Exporting Labeled Data

# After labeling is complete, export the data
from azure.ai.ml.entities import Data
from azure.ai.ml.constants import AssetTypes

# The labeled data is exported as a dataset
# Get the labeling job to find the output dataset
labeling_job = ml_client.jobs.get("product-classification-labeling")

# The output path contains JSONL files with labels
print(f"Labeled data path: {labeling_job.outputs.labeled_data.path}")

# Create a data asset from the labeled output
labeled_dataset = Data(
    name="product-images-labeled",
    path=labeling_job.outputs.labeled_data.path,
    type=AssetTypes.URI_FOLDER,
    description="Labeled product images from labeling project"
)

ml_client.data.create_or_update(labeled_dataset)

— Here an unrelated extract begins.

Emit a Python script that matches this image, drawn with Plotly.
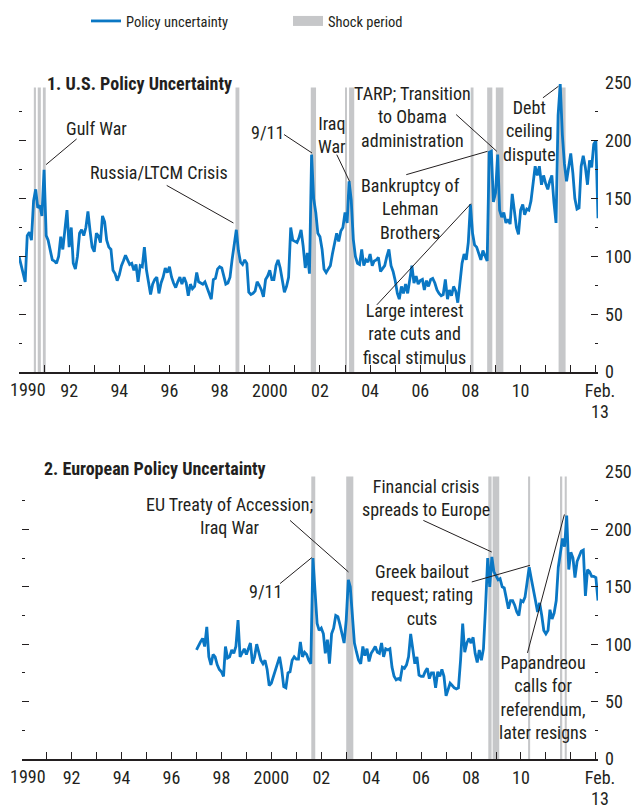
import pandas as pd
import plotly.graph_objects as go

# ---------------- data ----------------
us_values = [
    100, 92, 87, 78, 118, 121, 114, 148, 158, 142, 144, 135,      # 1990
    175, 118, 114, 106, 97, 96, 94, 100, 117, 106, 122, 140,      # 1991
    108, 125, 94, 89, 100, 120, 123, 118, 125, 139, 122, 108,     # 1992
    104, 120, 118, 112, 135, 130, 114, 108, 106, 88, 85, 79,      # 1993
    84, 92, 96, 101, 97, 93, 94, 88, 93, 78, 92, 91,              # 1994
    108, 88, 78, 67, 76, 80, 82, 68, 77, 82, 90, 86,              # 1995
    91, 82, 77, 73, 78, 82, 76, 82, 77, 66, 76, 72,               # 1996
    74, 86, 78, 77, 76, 78, 73, 67, 63, 80, 81, 89,               # 1997
    91, 90, 82, 76, 77, 82, 97, 112, 123, 105, 95, 93,            # 1998
    97, 94, 69, 67, 68, 70, 78, 75, 71, 65, 80, 83,               # 1999
    88, 80, 80, 92, 97, 90, 80, 69, 74, 82, 125, 114,             # 2000
    113, 112, 116, 123, 109, 90, 103, 85, 188, 150, 138, 120,     # 2001
    117, 106, 89, 86, 89, 92, 102, 112, 120, 113, 122, 125,       # 2002
    138, 129, 165, 149, 115, 100, 94, 93, 106, 92, 97, 95,        # 2003
    102, 92, 96, 97, 99, 87, 89, 92, 100, 106, 92, 87,            # 2004
    79, 68, 63, 74, 68, 76, 68, 79, 92, 77, 83, 76,               # 2005
    79, 80, 71, 79, 74, 80, 81, 77, 71, 68, 66, 67,               # 2006
    80, 63, 71, 66, 74, 70, 60, 77, 94, 102, 97, 112,             # 2007
    145, 120, 110, 108, 103, 97, 105, 100, 96, 190, 191, 147,     # 2008
    155, 188, 140, 134, 138, 129, 132, 128, 154, 140, 125, 119,   # 2009
    140, 145, 136, 141, 140, 148, 165, 178, 170, 178, 162, 170,   # 2010
    163, 158, 165, 170, 147, 129, 222, 249, 205, 180, 165, 178,   # 2011
    189, 172, 150, 141, 142, 178, 187, 177, 162, 183, 177, 197,   # 2012
    200, 133,                                                     # 2013
]

eu_values = [
    95, 99, 102, 105, 98, 115, 89, 82, 91, 89, 82, 78,            # 1997
    76, 72, 98, 88, 89, 95, 92, 98, 121, 89, 93, 96,              # 1998
    91, 96, 101, 83, 89, 100, 92, 86, 83, 86, 78, 64,             # 1999
    66, 72, 78, 83, 89, 78, 63, 62, 75, 76, 86, 89,               # 2000
    87, 87, 102, 89, 93, 91, 86, 83, 175, 147, 118, 112,          # 2001
    114, 109, 92, 104, 83, 109, 114, 125, 124, 117, 109, 101,     # 2002
    121, 156, 150, 124, 101, 93, 86, 83, 98, 90, 96, 85,          # 2003
    92, 95, 98, 93, 92, 101, 89, 96, 95, 96, 80, 72,              # 2004
    69, 70, 69, 80, 79, 82, 89, 109, 93, 83, 89, 73,              # 2005
    72, 72, 76, 79, 70, 75, 75, 62, 76, 72, 78, 72,               # 2006
    55, 62, 66, 64, 62, 61, 62, 86, 118, 93, 101, 105,            # 2007
    101, 106, 92, 84, 95, 86, 96, 133, 175, 150, 176, 163,        # 2008
    160, 156, 157, 150, 149, 138, 131, 138, 138, 134, 128, 125,   # 2009
    138, 137, 141, 154, 167, 157, 149, 138, 128, 136, 125, 112,   # 2010
    109, 112, 130, 122, 127, 138, 167, 180, 192, 185, 212, 165,   # 2011
    180, 175, 158, 172, 177, 181, 182, 142, 165, 163, 159, 159,   # 2012
    158, 138,                                                     # 2013
]

us_shock_start = ["1990-08-05", "1990-10-01", "1990-12-15", "1998-08-20", "2001-08-20",
                  "2003-01-01", "2003-03-01", "2008-01-05", "2008-09-01", "2009-01-05",
                  "2011-07-08"]
us_shock_end = ["1990-09-05", "1990-11-15", "1991-01-25", "1998-10-15", "2001-11-05",
                "2003-01-25", "2003-05-15", "2008-02-15", "2008-11-15", "2009-04-25",
                "2011-10-18"]

eu_shock_start = ["2001-08-08", "2003-01-01", "2008-09-10", "2008-11-12", "2010-04-15",
                  "2011-07-26", "2011-10-05"]
eu_shock_end = ["2001-10-05", "2003-04-15", "2008-10-28", "2009-02-17", "2010-05-15",
                "2011-08-28", "2011-11-02"]

NB = "\u00a0"
tick_years = list(range(1990, 2013))
# the first label ("1990") sits right of its tick in the original, so it is placed separately
first_tick_label = "1990"
tick_labels = ["", "", "92", "", "94", "", "96", "", "98", "", "2000", "",
               "02", "", "04", "", "06", "", "08", "", "10", "", ""]
end_tick_label = NB * 2 + "Feb."
end_tick_label_2 = "13"

# ---------------- style ----------------
FONT = "Roboto Condensed, Liberation Sans Narrow, Arial Narrow, sans-serif"
INK = "#231f20"
BLUE = "#0a77c4"
GRAY = "#c6c7c9"
SHOCK_TOP = 246

us_dates = pd.date_range("1990-01-01", periods=len(us_values), freq="MS")
eu_dates = pd.date_range("1997-01-01", periods=len(eu_values), freq="MS")


def fy(v):
    y = int(v)
    return pd.Timestamp(y, 1, 1) + pd.Timedelta(days=(v - y) * 365.25)


def shock_bars(starts, ends, xa, ya):
    s = pd.to_datetime(starts)
    e = pd.to_datetime(ends)
    mid = s + (e - s) / 2
    width = [(b - a) / pd.Timedelta(milliseconds=1) for a, b in zip(s, e)]
    return go.Bar(x=mid, y=[SHOCK_TOP] * len(s), width=width, base=0,
                  marker=dict(color=GRAY, line=dict(width=0)),
                  showlegend=False, hoverinfo="skip", xaxis=xa, yaxis=ya)


fig = go.Figure()
fig.add_trace(shock_bars(us_shock_start, us_shock_end, "x", "y"))
fig.add_trace(shock_bars(eu_shock_start, eu_shock_end, "x2", "y2"))
fig.add_trace(go.Scatter(x=us_dates, y=us_values, mode="lines", name="Policy uncertainty",
                         line=dict(color=BLUE, width=2.8), xaxis="x", yaxis="y",
                         legend="legend"))
fig.add_trace(go.Scatter(x=eu_dates, y=eu_values, mode="lines", showlegend=False,
                         line=dict(color=BLUE, width=2.8), xaxis="x2", yaxis="y2"))
fig.add_trace(go.Scatter(x=[None], y=[None], mode="lines", name="Shock period",
                         line=dict(color=GRAY, width=10), xaxis="x", yaxis="y",
                         legend="legend2"))

tickvals = [pd.Timestamp(y, 1, 1) for y in tick_years] + [pd.Timestamp(2013, 1, 1)]
ticktext = tick_labels + [end_tick_label]

xcommon = dict(type="date", range=["1990-01-01", "2013-02-01"], tickmode="array",
               tickvals=tickvals, ticktext=ticktext, ticks="inside", ticklen=7,
               tickwidth=1.2, tickcolor=INK, showline=True, linecolor=INK, linewidth=1.5,
               showgrid=False, zeroline=False, tickfont=dict(family=FONT, size=18, color=INK),
               ticklabelstandoff=2)
ycommon = dict(side="right", range=[0, 250], tickmode="linear", tick0=0, dtick=50,
               ticks="inside", ticklen=7, tickwidth=1.2, tickcolor=INK, mirror="ticks",
               showline=False, showgrid=False, zeroline=False,
               minor=dict(dtick=25, tick0=0, ticks="inside", ticklen=3, tickwidth=1.2,
                          tickcolor=INK, showgrid=False),
               tickfont=dict(family=FONT, size=18, color=INK), ticklabelstandoff=6)

fig.update_layout(
    width=636, height=808,
    margin=dict(l=19, r=38, t=83, b=49, autoexpand=False),
    paper_bgcolor="white", plot_bgcolor="white",
    font=dict(family=FONT, size=18, color=INK),
    barmode="overlay",
    xaxis=dict(domain=[0, 1], anchor="y", **xcommon),
    xaxis2=dict(domain=[0.0047, 1], anchor="y2", **xcommon),
    yaxis=dict(domain=[0.5725, 1], anchor="x", **ycommon),
    yaxis2=dict(domain=[0, 0.4246], anchor="x2", **ycommon),
    legend=dict(x=0.1157, y=1.0917, xanchor="left", yanchor="middle", orientation="h",
                bgcolor="rgba(0,0,0,0)", font=dict(family=FONT, size=14.5, color=INK)),
    legend2=dict(x=0.4646, y=1.0917, xanchor="left", yanchor="middle", orientation="h",
                 bgcolor="rgba(0,0,0,0)", font=dict(family=FONT, size=14.5, color=INK)),
    hovermode=False,
)

# first x label and second line of the last x label ("Feb." / "13") for each panel
for y_first, y_end in ((0.5466, 0.5141), (-0.0259, -0.0577)):
    fig.add_annotation(text=first_tick_label, xref="paper", yref="paper", x=0.0147, y=y_first,
                       xanchor="center", yanchor="middle", showarrow=False,
                       font=dict(family=FONT, size=18, color=INK))
    fig.add_annotation(text=end_tick_label_2, xref="paper", yref="paper", x=1.0026, y=y_end,
                       xanchor="center", yanchor="middle", showarrow=False,
                       font=dict(family=FONT, size=18, color=INK))

# panel titles
fig.add_annotation(text="<b>1. U.S. Policy Uncertainty</b>", xref="paper", yref="paper",
                   x=0.0449, y=1.0, xanchor="left", yanchor="middle", showarrow=False,
                   font=dict(family=FONT, size=18, color=INK))
fig.add_annotation(text="<b>2. European Policy Uncertainty</b>", xref="paper", yref="paper",
                   x=0.0392, y=0.429, xanchor="left", yanchor="middle", showarrow=False,
                   font=dict(family=FONT, size=18, color=INK))

# event labels: (text, text pos, leader start, leader end)
us_notes = [
    ("Gulf War", (1993.09, 210.6), (1992.30, 201.6), (1991.08, 179.4)),
    ("Russia/LTCM Crisis", (1995.57, 172.4), (1995.89, 161.4), (1998.55, 128.9)),
    ("9/11", (1999.89, 207.1), (2000.57, 205.4), (2001.68, 189.5)),
    ("Iraq<br>War", (2002.48, 205.4), (2002.67, 188.0), (2003.18, 164.9)),
    ("TARP; Transition<br>to Obama<br>administration", (2005.70, 221.0), (2007.43, 222.7), (2009.05, 190.9)),
    ("Debt<br>ceiling<br>dispute", (2010.34, 208.8), (2010.89, 237.2), (2011.51, 247.2)),
    ("Bankruptcy of<br>Lehman<br>Brothers", (2005.62, 141.2), (2005.44, 170.7), (2008.68, 190.9)),
    ("Large interest<br>rate cuts and<br>fiscal stimulus", (2005.76, 32.9), (2004.27, 58.1), (2008.02, 145.6)),
]
eu_notes = [
    ("EU Treaty of Accession;<br>Iraq War", (1998.31, 211.3), (2000.75, 207.8), (2003.09, 162.9)),
    ("9/11", (1999.75, 145.7), (2000.35, 152.8), (2001.62, 175.4)),
    ("Financial crisis<br>spreads to Europe", (2006.18, 227.4), (2006.09, 207.8), (2008.83, 180.3)),
    ("Greek bailout<br>request; rating<br>cuts", (2006.03, 142.6), (2008.03, 154.2), (2010.36, 168.7)),
    ("Papandreou<br>calls for<br>referendum,<br>later resigns", (2010.87, 53.5), (2010.26, 92.4), (2011.74, 213.0)),
]

for notes, xr, yr in [(us_notes, "x", "y"), (eu_notes, "x2", "y2")]:
    for text, (tx, ty), (x0, y0), (x1, y1) in notes:
        fig.add_annotation(text=text, x=fy(tx), y=ty, xref=xr, yref=yr, showarrow=False,
                           xanchor="center", yanchor="middle", align="center",
                           font=dict(family=FONT, size=18, color=INK))
        fig.add_shape(type="line", xref=xr, yref=yr, x0=fy(x0), y0=y0, x1=fy(x1), y1=y1,
                      line=dict(color=INK, width=1))

# remove the browser's default 8px page margin so the figure sits at the page origin
fig.write_html("out.html", config={"displayModeBar": False},
               post_script="document.body.style.margin='0px';")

Working with Exported Labels

# process_labels.py
import json
import pandas as pd
from pathlib import Path

def load_image_labels(labels_path):
    """Load labeled data from JSONL export"""
    labels = []

    for jsonl_file in Path(labels_path).glob("*.jsonl"):
        with open(jsonl_file, 'r') as f:
            for line in f:
                record = json.loads(line)
                labels.append({
                    'image_url': record['image_url'],
                    'label': record['label'],
                    'labeler': record.get('labeler_id', 'unknown'),
                    'confidence': record.get('confidence', 1.0)
                })

    return pd.DataFrame(labels)

def load_object_detection_labels(labels_path):
    """Load bounding box labels"""
    annotations = []

    for jsonl_file in Path(labels_path).glob("*.jsonl"):
        with open(jsonl_file, 'r') as f:
            for line in f:
                record = json.loads(line)
                for bbox in record.get('label', []):
                    annotations.append({
                        'image_url': record['image_url'],
                        'label': bbox['label'],
                        'x': bbox['topX'],
                        'y': bbox['topY'],
                        'width': bbox['bottomX'] - bbox['topX'],
                        'height': bbox['bottomY'] - bbox['topY']
                    })

    return pd.DataFrame(annotations)

# Convert to common formats
def export_to_coco(df, output_path):
    """Export to COCO format for object detection"""
    coco_format = {
        "images": [],
        "annotations": [],
        "categories": []
    }

    # Build categories
    unique_labels = df['label'].unique()
    for i, label in enumerate(unique_labels):
        coco_format["categories"].append({
            "id": i,
            "name": label
        })

    # Build images and annotations
    label_to_id = {l: i for i, l in enumerate(unique_labels)}

    for img_id, (image_url, group) in enumerate(df.groupby('image_url')):
        coco_format["images"].append({
            "id": img_id,
            "file_name": image_url.split('/')[-1]
        })

        for _, row in group.iterrows():
            coco_format["annotations"].append({
                "image_id": img_id,
                "category_id": label_to_id[row['label']],
                "bbox": [row['x'], row['y'], row['width'], row['height']]
            })

    with open(output_path, 'w') as f:
        json.dump(coco_format, f)

Quality Metrics

Track labeling quality with consensus labeling:

# Enable consensus labeling
consensus:
  enabled: true
  minimum_labelers_per_item: 3
  # Agreement threshold for auto-approval
  agreement_threshold: 0.8

Best Practices

Write clear labeling instructions: Include examples and edge cases
Start with a small pilot: Label a sample manually to refine guidelines
Enable ML-assist early: Even 100-200 labels can help pre-label
Use consensus for quality: Multiple labelers catch errors
Monitor labeler agreement: Track inter-annotator agreement scores

Data labeling in Azure ML streamlines the process of creating high-quality training data, essential for building accurate machine learning models.